November 24, 2017 at 12:23 pm #2317Hi Blake,
I have had luminous experiences with the eyes open and closed but am not sure that is the same as the inner light, so I may be among the “variables.” If it is different than that maybe the inner light will yet happen, maybe not.
In terms of complete pacification, it seems, at least for me, that as meditative joy spreads it crowds-out normal sensory information, leaving room only for itself.
So, in terms of unification, pacification, and physical pliancy, meditative joy can do the job. I may be an isolated example. Of course, a concentrative/absorptive state with metacognitive awareness and attention must first reduce sensory input before meditative joy can spread.
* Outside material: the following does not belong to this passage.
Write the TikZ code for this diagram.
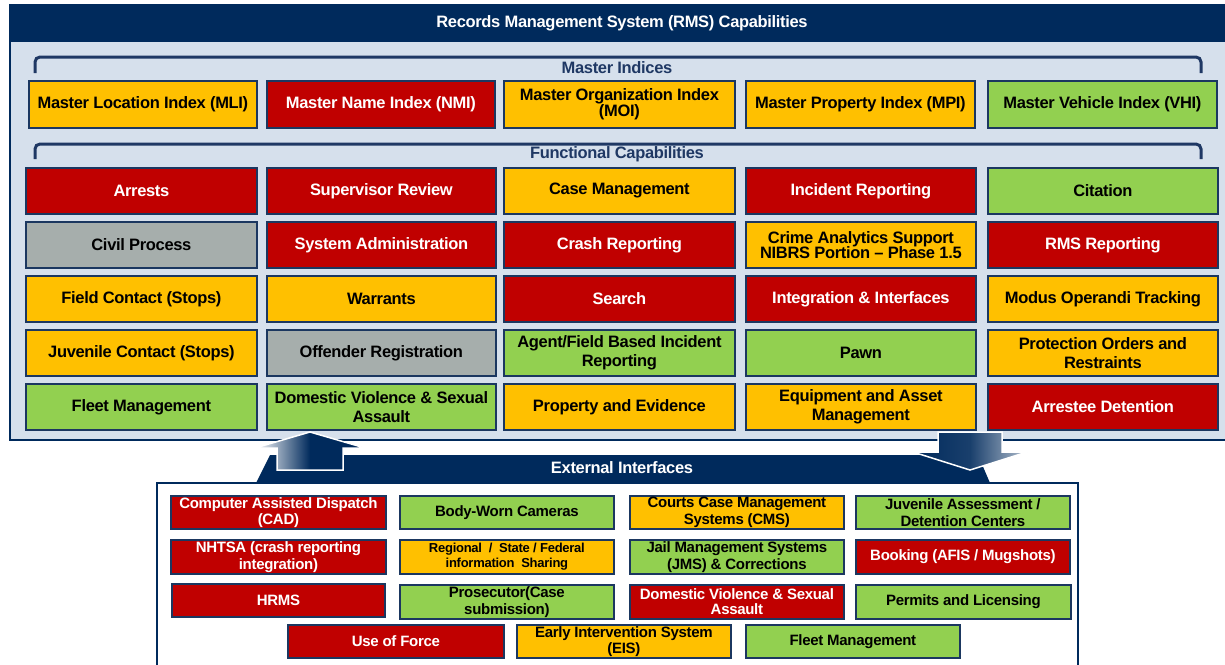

As Culadasa points out, one can cultivate pleasure as a preliminary to the meditative joy. This cultivation helps diminish sensory information thereby making it easier for metacognitive awareness and attention.
Thank you for your response, Blake. It was helpful.
John
November 14, 2017 at 8:53 pm #2285Thank you for that explanation, which got me to looking further. I found this in Thanissaro Bhikkhu’s book The Shape of Suffering: A Study of Dependent Co-Arising:
“The upshot of [Chapter Three] is that a person aiming to put an end to suffering does not need to know all the ins and outs of dependent co-arising, because the practice can be completed by focusing on any one of its component factors. Once that one factor is understood, that understanding will spread to the other factors as well. Still,an appreciation of the complexity of dependent co-arising helps to explain why this is so.”
Available in pdf here: https://www.accesstoinsight.org/lib/authors/thanissaro/shapeofsuffering.pdf
I appreciate that you gave me a new approach. It was clear and to the point.